## What the exercise asks:
Give an exact copy of every line, leaving images out.

## Data section:
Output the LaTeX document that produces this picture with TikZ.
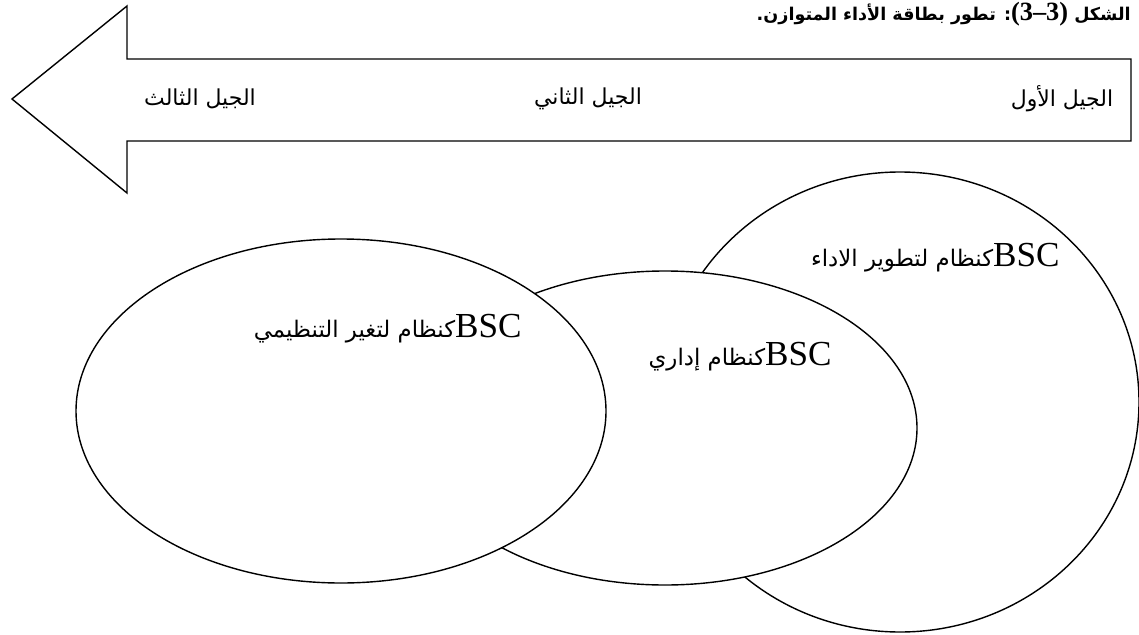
\documentclass[tikz,border=0pt]{standalone}
\usepackage{fontspec}
\newfontfamily\arabicfont[Script=Arabic]{DejaVu Sans}
\newfontfamily\latinfont{Liberation Serif}
\TeXXeTstate=1
\begin{document}
\begin{tikzpicture}[x=0.02cm,y=-0.02cm,
  gentext/.style={font=\arabicfont\fontsize{12.5}{14}\selectfont, inner sep=0pt},
  bsctext/.style={font=\arabicfont\fontsize{13}{15}\selectfont, inner sep=0pt, anchor=base east},
  zone/.style={draw, fill=white, line width=0.8pt}]
\useasboundingbox (0,0) rectangle (1139,635);
\node[font=\arabicfont\bfseries\fontsize{10}{12}\selectfont, inner sep=0pt, anchor=base east] (title) at (1131,21) {\beginR الشكل \beginL{\latinfont\bfseries\fontsize{15}{16}\selectfont(3–3)}\endL: تطور بطاقة الأداء المتوازن\kern0pt.\endR};
% the arrow of generations
\draw[line width=0.8pt] (1131,59) -- (127,59) -- (127,6) -- (12,99) -- (127,193) -- (127,141) -- (1131,141) -- cycle;
\node[gentext] (g1) at (1062,99) {\beginR الجيل الأول\endR};
\node[gentext] (g2) at (588,99) {\beginR الجيل الثاني\endR};
\node[gentext] (g3) at (200,99) {\beginR الجيل الثالث\endR};
% the three ellipses
\draw[zone] (900,402) ellipse [x radius=239, y radius=230];
\draw[zone] (665,428) ellipse [x radius=252, y radius=157];
\draw[zone] (341,411) ellipse [x radius=265, y radius=172];
\node[bsctext] (e1) at (1060,266) {\beginR\beginL{\latinfont\fontsize{20}{22}\selectfont BSC}\endL كنظام لتطوير الاداء\endR};
\node[bsctext] (e2) at (522,337) {\beginR\beginL{\latinfont\fontsize{20}{22}\selectfont BSC}\endL كنظام لتغير التنظيمي\endR};
\node[bsctext] (e3) at (832,365) {\beginR\beginL{\latinfont\fontsize{20}{22}\selectfont BSC}\endL كنظام إداري\endR};
\end{tikzpicture}
\end{document}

## Completed task:
Output the LaTeX document that produces this picture with TikZ.
\documentclass[tikz,border=0pt]{standalone}
\usepackage{fontspec}
\newfontfamily\arabicfont[Script=Arabic]{DejaVu Sans}
\newfontfamily\latinfont{Liberation Serif}
\TeXXeTstate=1
\begin{document}
\begin{tikzpicture}[x=0.02cm,y=-0.02cm,
  gentext/.style={font=\arabicfont\fontsize{12.5}{14}\selectfont, inner sep=0pt},
  bsctext/.style={font=\arabicfont\fontsize{13}{15}\selectfont, inner sep=0pt, anchor=base east},
  zone/.style={draw, fill=white, line width=0.8pt}]
\useasboundingbox (0,0) rectangle (1139,635);
\node[font=\arabicfont\bfseries\fontsize{10}{12}\selectfont, inner sep=0pt, anchor=base east] (title) at (1131,21) {\beginR الشكل \beginL{\latinfont\bfseries\fontsize{15}{16}\selectfont(3–3)}\endL: تطور بطاقة الأداء المتوازن\kern0pt.\endR};
% the arrow of generations
\draw[line width=0.8pt] (1131,59) -- (127,59) -- (127,6) -- (12,99) -- (127,193) -- (127,141) -- (1131,141) -- cycle;
\node[gentext] (g1) at (1062,99) {\beginR الجيل الأول\endR};
\node[gentext] (g2) at (588,99) {\beginR الجيل الثاني\endR};
\node[gentext] (g3) at (200,99) {\beginR الجيل الثالث\endR};
% the three ellipses
\draw[zone] (900,402) ellipse [x radius=239, y radius=230];
\draw[zone] (665,428) ellipse [x radius=252, y radius=157];
\draw[zone] (341,411) ellipse [x radius=265, y radius=172];
\node[bsctext] (e1) at (1060,266) {\beginR\beginL{\latinfont\fontsize{20}{22}\selectfont BSC}\endL كنظام لتطوير الاداء\endR};
\node[bsctext] (e2) at (522,337) {\beginR\beginL{\latinfont\fontsize{20}{22}\selectfont BSC}\endL كنظام لتغير التنظيمي\endR};
\node[bsctext] (e3) at (832,365) {\beginR\beginL{\latinfont\fontsize{20}{22}\selectfont BSC}\endL كنظام إداري\endR};
\end{tikzpicture}
\end{document}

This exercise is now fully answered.